Sainsbury's, however, has Jamie Oliver. It's a great deal better than nothing. Jamie's back on for them now and he's covering all the bases. The first Jamie incarnation for Sainsbury's was loft-living lad. Footie and food for the gang. Making clever food sound like footie, actually. Plus a bit of ironic soft reggae. Exactly the life that thirtysomething going-on 18-year-old creatives wearing darling little Puma pumps saw themselves leading then, in the golden glow of The Project. And it was good for Sainsbury's, no question, in making the store sound like fun after the disastrous John Cleese campaign.

The new, shape-shifting Jamie is thoroughly diversified. He's got something demotic for Darren in Dagenham and something thoughtful for Tessa in Tuscany. And, marvellous man that he is, looks utterly comfortable in both. When Jamie was first invented, I thought that here was another example of Guy Ritchie syndrome, a middle-class, Home Counties Jamie Mockneying away. But it's more complex than that and Jamie's much more unplaceable; really from Essex and really from The River Café and really comfortable with it all in front of the camera.

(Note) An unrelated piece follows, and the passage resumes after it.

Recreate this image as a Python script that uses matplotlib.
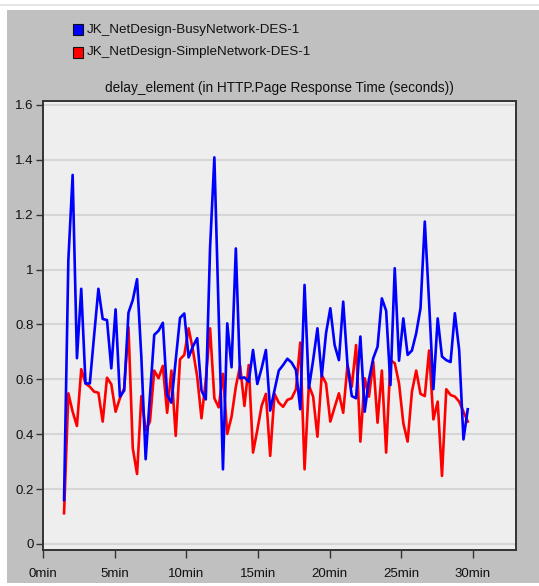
import numpy as np
import matplotlib
matplotlib.use("Agg")
import matplotlib.pyplot as plt
from matplotlib.patches import Rectangle

plt.rcParams['font.family'] = ['Liberation Sans', 'DejaVu Sans']

# sample times (minutes): one sample every 18 s
t_start = 1.45
t_step = 0.3

busy = [0.16, 1.035, 1.345, 0.677, 0.93, 0.585, 0.585, 0.76, 0.93, 0.82,
        0.816, 0.64, 0.855, 0.537, 0.559, 0.843, 0.889, 0.965, 0.68, 0.309,
        0.54, 0.762, 0.777, 0.806, 0.543, 0.515, 0.67, 0.824, 0.84, 0.68,
        0.72, 0.75, 0.559, 0.527, 1.08, 1.409, 0.84, 0.272, 0.804, 0.644,
        1.077, 0.604, 0.607, 0.591, 0.707, 0.583, 0.64, 0.707, 0.486, 0.56,
        0.632, 0.652, 0.675, 0.661, 0.634, 0.491, 0.944, 0.567, 0.67, 0.786,
        0.61, 0.768, 0.859, 0.725, 0.67, 0.883, 0.652, 0.539, 0.531, 0.756,
        0.482, 0.6, 0.677, 0.719, 0.895, 0.85, 0.579, 1.005, 0.668, 0.822,
        0.689, 0.705, 0.768, 0.859, 1.175, 0.88, 0.564, 0.822, 0.683, 0.67,
        0.663, 0.841, 0.707, 0.381, 0.491]

simple = [0.112, 0.549, 0.482, 0.43, 0.637, 0.585, 0.573, 0.555, 0.551, 0.446,
          0.606, 0.582, 0.482, 0.531, 0.567, 0.79, 0.349, 0.255, 0.539, 0.415,
          0.446, 0.632, 0.604, 0.649, 0.478, 0.632, 0.394, 0.673, 0.689, 0.786,
          0.707, 0.61, 0.458, 0.598, 0.786, 0.531, 0.498, 0.62, 0.401, 0.464,
          0.573, 0.649, 0.503, 0.652, 0.333, 0.415, 0.503, 0.547, 0.321, 0.547,
          0.515, 0.5, 0.525, 0.531, 0.564, 0.734, 0.272, 0.579, 0.537, 0.391,
          0.616, 0.585, 0.446, 0.498, 0.549, 0.478, 0.652, 0.573, 0.725, 0.373,
          0.604, 0.537, 0.664, 0.442, 0.632, 0.333, 0.67, 0.659, 0.585, 0.44,
          0.373, 0.555, 0.632, 0.547, 0.539, 0.705, 0.454, 0.519, 0.248, 0.564,
          0.543, 0.537, 0.519, 0.482, 0.446]

series_names = ["JK_NetDesign-BusyNetwork-DES-1", "JK_NetDesign-SimpleNetwork-DES-1"]
series_colors = ["#0000ff", "#ff0000"]

x_ticks = [0, 5, 10, 15, 20, 25, 30]
x_labels = ["%dmin" % m for m in x_ticks]
y_ticks = [0, 0.2, 0.4, 0.6, 0.8, 1, 1.2, 1.4, 1.6]
y_labels = ["0", "0.2", "0.4", "0.6", "0.8", "1", "1.2", "1.4", "1.6"]

W, H = 539, 586
fig = plt.figure(figsize=(W / 100, H / 100), dpi=100, facecolor="white")

# grey panel behind everything
panel = Rectangle((7 / W, 3 / H), 532 / W, 573 / H,
                  transform=fig.transFigure, facecolor="#c0c0c0",
                  edgecolor="none", zorder=-10)
fig.add_artist(panel)
fig.add_artist(plt.Line2D([0, 1], [1 - 5 / H, 1 - 5 / H],
                          transform=fig.transFigure, color="#e2e2e2",
                          lw=1.2, zorder=-9))

ax = fig.add_axes([43.3 / W, 36 / H, 472.4 / W, 449.3 / H])
ax.set_facecolor("#eeeeee")

t = t_start + t_step * np.arange(len(busy))
ax.plot(t, simple, color=series_colors[1], lw=1.9, zorder=3)
ax.plot(t, busy, color=series_colors[0], lw=1.9, zorder=4)

ax.set_xlim(0, 33.0)
ax.set_ylim(-0.022, 1.6155)
ax.set_xticks(x_ticks)
ax.set_xticklabels(x_labels)
ax.set_yticks(y_ticks)
ax.set_yticklabels(y_labels)
ax.yaxis.grid(True, color="#d6d6d6", lw=1.5)
ax.set_axisbelow(True)

for s in ax.spines.values():
    s.set_color("#333333")
    s.set_linewidth(1.4)
ax.tick_params(axis="y", length=5, width=1, color="#333333", pad=2,
               labelsize=9.5, labelcolor="#111111")
ax.tick_params(axis="x", length=6, width=1, color="#333333", pad=7,
               labelsize=9.5, labelcolor="#111111")

ax.set_title("delay_element (in HTTP.Page Response Time (seconds))",
             fontsize=9.8, color="#111111", pad=6)

# legend: coloured squares with series names
for i, (name, col) in enumerate(zip(series_names, series_colors)):
    yc = 1 - (29.5 + 23 * i) / H
    fig.add_artist(Rectangle((73 / W, yc - 5.5 / H), 10 / W, 11 / H,
                             transform=fig.transFigure, facecolor=col,
                             edgecolor="#111111", lw=0.8))
    fig.text(87 / W, yc, name, fontsize=9.6, color="#111111",
             va="center", ha="left")

fig.savefig("out.png", dpi=100, facecolor="white")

Which is why it's fine to put him in a sunny Essex garden talking to Frank Lampard about football, with a barbie sizzling away and kids kicking balls around.

"What was it like when you were picked for the England squad?" asks Jamie. Or after an Eighties clip, "That must've been your old haircut."

Lampard does the nostalgia route efficiently enough - how it was to collect those footballer cards at seven, how it was to walk out of that tunnel.

Then it's on to the plangeant two-tone trumpets, the orange dawn of Sainsbury's signature colour and the current strap-line, "Making life taste better".

We all feel we know how to mob up Essex/inner Herts now: Lego brick "mansion"; a swimming pool; a touch of the page threes; a heavily logo-ed dress code and a whiff of Ray Winstone. They don't do any of that here, you just know where you are.

You can take Jamie anywhere. Under the circs, Sainsbury's is very lucky to have him.